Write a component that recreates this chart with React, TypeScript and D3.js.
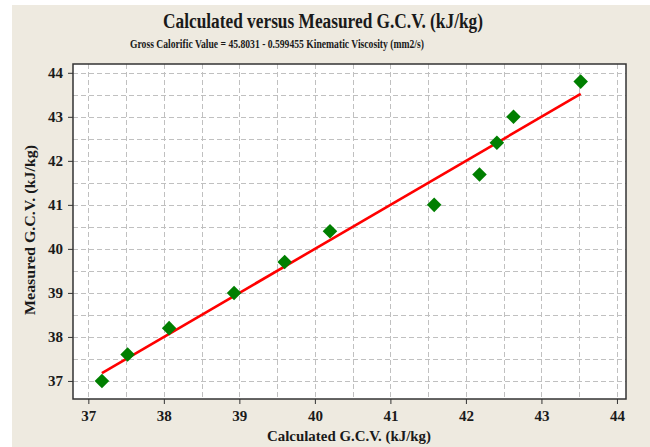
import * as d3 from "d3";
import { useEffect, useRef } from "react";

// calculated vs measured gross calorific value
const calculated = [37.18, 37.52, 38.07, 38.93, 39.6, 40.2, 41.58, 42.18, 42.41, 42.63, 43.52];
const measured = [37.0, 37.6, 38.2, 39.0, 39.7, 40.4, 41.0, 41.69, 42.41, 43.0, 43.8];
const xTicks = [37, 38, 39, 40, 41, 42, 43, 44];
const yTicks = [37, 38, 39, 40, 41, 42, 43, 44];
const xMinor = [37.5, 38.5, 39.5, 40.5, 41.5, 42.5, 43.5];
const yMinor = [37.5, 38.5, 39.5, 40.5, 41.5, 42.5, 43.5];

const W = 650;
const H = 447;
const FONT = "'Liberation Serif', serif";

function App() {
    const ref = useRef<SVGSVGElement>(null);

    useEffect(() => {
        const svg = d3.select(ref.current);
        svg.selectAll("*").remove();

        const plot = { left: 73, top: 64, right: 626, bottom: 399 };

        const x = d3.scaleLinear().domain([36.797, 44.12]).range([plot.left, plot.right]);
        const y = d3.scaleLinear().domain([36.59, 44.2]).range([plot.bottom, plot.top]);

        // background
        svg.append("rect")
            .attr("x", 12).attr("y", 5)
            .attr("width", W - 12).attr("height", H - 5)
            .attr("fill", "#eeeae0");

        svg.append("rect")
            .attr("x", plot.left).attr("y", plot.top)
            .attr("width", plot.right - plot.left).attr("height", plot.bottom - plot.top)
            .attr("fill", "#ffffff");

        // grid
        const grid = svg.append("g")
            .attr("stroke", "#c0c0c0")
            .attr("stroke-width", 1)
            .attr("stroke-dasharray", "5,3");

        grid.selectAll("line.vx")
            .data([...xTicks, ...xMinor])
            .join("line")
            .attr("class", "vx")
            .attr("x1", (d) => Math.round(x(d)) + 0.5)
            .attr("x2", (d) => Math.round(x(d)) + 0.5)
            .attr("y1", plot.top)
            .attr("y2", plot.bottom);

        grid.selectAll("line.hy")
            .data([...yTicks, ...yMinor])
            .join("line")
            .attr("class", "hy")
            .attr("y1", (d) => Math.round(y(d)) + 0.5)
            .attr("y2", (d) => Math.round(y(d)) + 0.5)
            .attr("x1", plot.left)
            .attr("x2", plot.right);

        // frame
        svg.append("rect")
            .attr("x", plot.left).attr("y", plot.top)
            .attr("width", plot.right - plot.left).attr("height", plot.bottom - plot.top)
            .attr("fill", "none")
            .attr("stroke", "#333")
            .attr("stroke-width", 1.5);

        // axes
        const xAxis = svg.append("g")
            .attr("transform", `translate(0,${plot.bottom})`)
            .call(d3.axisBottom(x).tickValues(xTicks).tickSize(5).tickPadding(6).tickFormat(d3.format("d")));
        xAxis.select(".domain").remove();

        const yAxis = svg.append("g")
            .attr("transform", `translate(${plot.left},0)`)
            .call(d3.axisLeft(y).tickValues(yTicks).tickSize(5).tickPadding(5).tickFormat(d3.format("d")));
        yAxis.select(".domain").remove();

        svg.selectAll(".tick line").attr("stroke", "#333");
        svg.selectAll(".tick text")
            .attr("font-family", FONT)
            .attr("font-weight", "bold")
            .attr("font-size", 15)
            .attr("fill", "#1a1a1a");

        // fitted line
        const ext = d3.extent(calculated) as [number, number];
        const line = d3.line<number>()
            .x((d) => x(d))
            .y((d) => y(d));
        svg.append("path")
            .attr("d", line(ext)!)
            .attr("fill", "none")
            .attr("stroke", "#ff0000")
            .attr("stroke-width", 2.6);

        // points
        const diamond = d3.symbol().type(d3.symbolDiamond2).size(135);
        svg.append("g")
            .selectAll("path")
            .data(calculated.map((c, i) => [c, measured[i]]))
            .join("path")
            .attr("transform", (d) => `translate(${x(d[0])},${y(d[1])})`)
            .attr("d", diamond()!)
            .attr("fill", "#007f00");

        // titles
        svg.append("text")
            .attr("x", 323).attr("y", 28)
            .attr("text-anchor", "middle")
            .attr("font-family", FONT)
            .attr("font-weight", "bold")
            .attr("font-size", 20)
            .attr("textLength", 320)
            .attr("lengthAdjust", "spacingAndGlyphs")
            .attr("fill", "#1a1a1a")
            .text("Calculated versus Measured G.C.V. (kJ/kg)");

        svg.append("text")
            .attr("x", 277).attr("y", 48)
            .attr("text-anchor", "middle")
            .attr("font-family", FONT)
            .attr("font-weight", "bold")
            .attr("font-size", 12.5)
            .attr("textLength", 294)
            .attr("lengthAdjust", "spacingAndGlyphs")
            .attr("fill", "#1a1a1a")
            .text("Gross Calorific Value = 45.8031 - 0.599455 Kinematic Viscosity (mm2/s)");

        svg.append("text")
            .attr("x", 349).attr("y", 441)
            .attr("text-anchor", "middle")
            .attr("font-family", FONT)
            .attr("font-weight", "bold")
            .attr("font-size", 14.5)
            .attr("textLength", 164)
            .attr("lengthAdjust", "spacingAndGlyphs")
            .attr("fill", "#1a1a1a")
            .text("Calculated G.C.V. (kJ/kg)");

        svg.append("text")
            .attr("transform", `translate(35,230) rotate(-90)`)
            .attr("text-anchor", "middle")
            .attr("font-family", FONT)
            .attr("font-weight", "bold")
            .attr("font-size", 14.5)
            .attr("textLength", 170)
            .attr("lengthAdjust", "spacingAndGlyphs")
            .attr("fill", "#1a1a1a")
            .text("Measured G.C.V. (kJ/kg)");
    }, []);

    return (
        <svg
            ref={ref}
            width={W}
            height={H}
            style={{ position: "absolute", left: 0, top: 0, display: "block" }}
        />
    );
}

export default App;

==*==

▸ WHAT IS NEEDED: Return the material word for word. Pictures are not part of the copy.

▸ RESULT BELOW:
Write a component that recreates this chart with React, TypeScript and D3.js.
import * as d3 from "d3";
import { useEffect, useRef } from "react";

// calculated vs measured gross calorific value
const calculated = [37.18, 37.52, 38.07, 38.93, 39.6, 40.2, 41.58, 42.18, 42.41, 42.63, 43.52];
const measured = [37.0, 37.6, 38.2, 39.0, 39.7, 40.4, 41.0, 41.69, 42.41, 43.0, 43.8];
const xTicks = [37, 38, 39, 40, 41, 42, 43, 44];
const yTicks = [37, 38, 39, 40, 41, 42, 43, 44];
const xMinor = [37.5, 38.5, 39.5, 40.5, 41.5, 42.5, 43.5];
const yMinor = [37.5, 38.5, 39.5, 40.5, 41.5, 42.5, 43.5];

const W = 650;
const H = 447;
const FONT = "'Liberation Serif', serif";

function App() {
    const ref = useRef<SVGSVGElement>(null);

    useEffect(() => {
        const svg = d3.select(ref.current);
        svg.selectAll("*").remove();

        const plot = { left: 73, top: 64, right: 626, bottom: 399 };

        const x = d3.scaleLinear().domain([36.797, 44.12]).range([plot.left, plot.right]);
        const y = d3.scaleLinear().domain([36.59, 44.2]).range([plot.bottom, plot.top]);

        // background
        svg.append("rect")
            .attr("x", 12).attr("y", 5)
            .attr("width", W - 12).attr("height", H - 5)
            .attr("fill", "#eeeae0");

        svg.append("rect")
            .attr("x", plot.left).attr("y", plot.top)
            .attr("width", plot.right - plot.left).attr("height", plot.bottom - plot.top)
            .attr("fill", "#ffffff");

        // grid
        const grid = svg.append("g")
            .attr("stroke", "#c0c0c0")
            .attr("stroke-width", 1)
            .attr("stroke-dasharray", "5,3");

        grid.selectAll("line.vx")
            .data([...xTicks, ...xMinor])
            .join("line")
            .attr("class", "vx")
            .attr("x1", (d) => Math.round(x(d)) + 0.5)
            .attr("x2", (d) => Math.round(x(d)) + 0.5)
            .attr("y1", plot.top)
            .attr("y2", plot.bottom);

        grid.selectAll("line.hy")
            .data([...yTicks, ...yMinor])
            .join("line")
            .attr("class", "hy")
            .attr("y1", (d) => Math.round(y(d)) + 0.5)
            .attr("y2", (d) => Math.round(y(d)) + 0.5)
            .attr("x1", plot.left)
            .attr("x2", plot.right);

        // frame
        svg.append("rect")
            .attr("x", plot.left).attr("y", plot.top)
            .attr("width", plot.right - plot.left).attr("height", plot.bottom - plot.top)
            .attr("fill", "none")
            .attr("stroke", "#333")
            .attr("stroke-width", 1.5);

        // axes
        const xAxis = svg.append("g")
            .attr("transform", `translate(0,${plot.bottom})`)
            .call(d3.axisBottom(x).tickValues(xTicks).tickSize(5).tickPadding(6).tickFormat(d3.format("d")));
        xAxis.select(".domain").remove();

        const yAxis = svg.append("g")
            .attr("transform", `translate(${plot.left},0)`)
            .call(d3.axisLeft(y).tickValues(yTicks).tickSize(5).tickPadding(5).tickFormat(d3.format("d")));
        yAxis.select(".domain").remove();

        svg.selectAll(".tick line").attr("stroke", "#333");
        svg.selectAll(".tick text")
            .attr("font-family", FONT)
            .attr("font-weight", "bold")
            .attr("font-size", 15)
            .attr("fill", "#1a1a1a");

        // fitted line
        const ext = d3.extent(calculated) as [number, number];
        const line = d3.line<number>()
            .x((d) => x(d))
            .y((d) => y(d));
        svg.append("path")
            .attr("d", line(ext)!)
            .attr("fill", "none")
            .attr("stroke", "#ff0000")
            .attr("stroke-width", 2.6);

        // points
        const diamond = d3.symbol().type(d3.symbolDiamond2).size(135);
        svg.append("g")
            .selectAll("path")
            .data(calculated.map((c, i) => [c, measured[i]]))
            .join("path")
            .attr("transform", (d) => `translate(${x(d[0])},${y(d[1])})`)
            .attr("d", diamond()!)
            .attr("fill", "#007f00");

        // titles
        svg.append("text")
            .attr("x", 323).attr("y", 28)
            .attr("text-anchor", "middle")
            .attr("font-family", FONT)
            .attr("font-weight", "bold")
            .attr("font-size", 20)
            .attr("textLength", 320)
            .attr("lengthAdjust", "spacingAndGlyphs")
            .attr("fill", "#1a1a1a")
            .text("Calculated versus Measured G.C.V. (kJ/kg)");

        svg.append("text")
            .attr("x", 277).attr("y", 48)
            .attr("text-anchor", "middle")
            .attr("font-family", FONT)
            .attr("font-weight", "bold")
            .attr("font-size", 12.5)
            .attr("textLength", 294)
            .attr("lengthAdjust", "spacingAndGlyphs")
            .attr("fill", "#1a1a1a")
            .text("Gross Calorific Value = 45.8031 - 0.599455 Kinematic Viscosity (mm2/s)");

        svg.append("text")
            .attr("x", 349).attr("y", 441)
            .attr("text-anchor", "middle")
            .attr("font-family", FONT)
            .attr("font-weight", "bold")
            .attr("font-size", 14.5)
            .attr("textLength", 164)
            .attr("lengthAdjust", "spacingAndGlyphs")
            .attr("fill", "#1a1a1a")
            .text("Calculated G.C.V. (kJ/kg)");

        svg.append("text")
            .attr("transform", `translate(35,230) rotate(-90)`)
            .attr("text-anchor", "middle")
            .attr("font-family", FONT)
            .attr("font-weight", "bold")
            .attr("font-size", 14.5)
            .attr("textLength", 170)
            .attr("lengthAdjust", "spacingAndGlyphs")
            .attr("fill", "#1a1a1a")
            .text("Measured G.C.V. (kJ/kg)");
    }, []);

    return (
        <svg
            ref={ref}
            width={W}
            height={H}
            style={{ position: "absolute", left: 0, top: 0, display: "block" }}
        />
    );
}

export default App;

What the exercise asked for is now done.